== THE REQUEST ==
Pull out from the material below all lines with "Emit".
# # # #
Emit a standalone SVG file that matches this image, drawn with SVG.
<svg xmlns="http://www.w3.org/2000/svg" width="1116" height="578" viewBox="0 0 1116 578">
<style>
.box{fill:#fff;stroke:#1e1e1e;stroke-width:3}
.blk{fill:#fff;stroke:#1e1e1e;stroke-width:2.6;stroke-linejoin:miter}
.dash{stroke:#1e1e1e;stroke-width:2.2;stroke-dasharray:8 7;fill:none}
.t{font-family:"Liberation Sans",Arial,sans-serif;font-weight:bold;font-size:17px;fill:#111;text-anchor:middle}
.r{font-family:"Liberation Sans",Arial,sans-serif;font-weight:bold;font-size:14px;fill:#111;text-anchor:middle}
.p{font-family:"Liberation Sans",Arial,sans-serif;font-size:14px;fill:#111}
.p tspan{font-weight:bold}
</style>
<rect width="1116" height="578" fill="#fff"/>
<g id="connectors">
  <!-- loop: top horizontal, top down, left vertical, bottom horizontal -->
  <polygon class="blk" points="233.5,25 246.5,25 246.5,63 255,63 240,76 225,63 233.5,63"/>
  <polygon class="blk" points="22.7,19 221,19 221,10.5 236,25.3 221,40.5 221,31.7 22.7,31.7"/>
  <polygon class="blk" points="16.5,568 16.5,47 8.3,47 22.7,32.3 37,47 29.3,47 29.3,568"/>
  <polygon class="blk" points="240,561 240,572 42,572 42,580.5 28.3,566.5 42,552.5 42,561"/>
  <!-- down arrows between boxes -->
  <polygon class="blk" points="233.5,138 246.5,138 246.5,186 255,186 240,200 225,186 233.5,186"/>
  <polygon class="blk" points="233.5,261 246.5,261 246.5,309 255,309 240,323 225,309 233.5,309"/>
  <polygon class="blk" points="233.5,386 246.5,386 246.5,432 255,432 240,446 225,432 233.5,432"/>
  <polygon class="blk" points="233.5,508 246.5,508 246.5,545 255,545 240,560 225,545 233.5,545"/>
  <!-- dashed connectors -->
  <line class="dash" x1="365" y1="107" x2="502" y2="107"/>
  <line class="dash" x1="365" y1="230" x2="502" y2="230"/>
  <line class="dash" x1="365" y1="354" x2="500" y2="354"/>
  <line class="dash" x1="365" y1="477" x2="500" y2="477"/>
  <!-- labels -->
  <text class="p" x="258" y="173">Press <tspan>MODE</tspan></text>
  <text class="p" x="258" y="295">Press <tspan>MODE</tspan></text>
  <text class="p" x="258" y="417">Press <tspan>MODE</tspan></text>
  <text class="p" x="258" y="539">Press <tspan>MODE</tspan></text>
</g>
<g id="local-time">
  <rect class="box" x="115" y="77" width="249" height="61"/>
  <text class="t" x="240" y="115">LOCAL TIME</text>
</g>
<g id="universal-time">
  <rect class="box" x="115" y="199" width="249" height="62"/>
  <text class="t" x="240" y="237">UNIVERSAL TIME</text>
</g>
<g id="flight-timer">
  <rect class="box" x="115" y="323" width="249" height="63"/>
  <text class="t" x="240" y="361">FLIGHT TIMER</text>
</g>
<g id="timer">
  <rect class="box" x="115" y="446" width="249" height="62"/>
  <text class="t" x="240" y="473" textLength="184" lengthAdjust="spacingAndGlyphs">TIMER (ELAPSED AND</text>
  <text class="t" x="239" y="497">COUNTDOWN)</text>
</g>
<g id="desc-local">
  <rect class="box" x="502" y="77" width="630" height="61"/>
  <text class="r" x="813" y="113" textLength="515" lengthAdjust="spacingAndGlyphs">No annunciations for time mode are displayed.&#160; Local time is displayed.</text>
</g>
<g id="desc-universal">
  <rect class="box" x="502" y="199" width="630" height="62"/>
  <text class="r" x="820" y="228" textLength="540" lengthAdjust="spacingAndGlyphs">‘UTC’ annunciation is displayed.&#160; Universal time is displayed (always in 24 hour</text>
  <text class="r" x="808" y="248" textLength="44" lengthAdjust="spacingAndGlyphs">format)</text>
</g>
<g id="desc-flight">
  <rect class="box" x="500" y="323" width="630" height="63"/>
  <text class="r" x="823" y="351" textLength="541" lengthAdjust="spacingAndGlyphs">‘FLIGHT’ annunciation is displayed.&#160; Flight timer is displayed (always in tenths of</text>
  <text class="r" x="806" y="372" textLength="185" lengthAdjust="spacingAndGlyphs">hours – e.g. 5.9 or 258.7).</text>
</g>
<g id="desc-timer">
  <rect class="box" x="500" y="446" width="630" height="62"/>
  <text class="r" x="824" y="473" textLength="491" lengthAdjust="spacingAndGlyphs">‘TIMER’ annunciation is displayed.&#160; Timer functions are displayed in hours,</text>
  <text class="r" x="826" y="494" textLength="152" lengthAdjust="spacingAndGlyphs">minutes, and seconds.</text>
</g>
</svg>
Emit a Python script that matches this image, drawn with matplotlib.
# # # #
== RESULT ==
Emit a standalone SVG file that matches this image, drawn with SVG.
Emit a Python script that matches this image, drawn with matplotlib.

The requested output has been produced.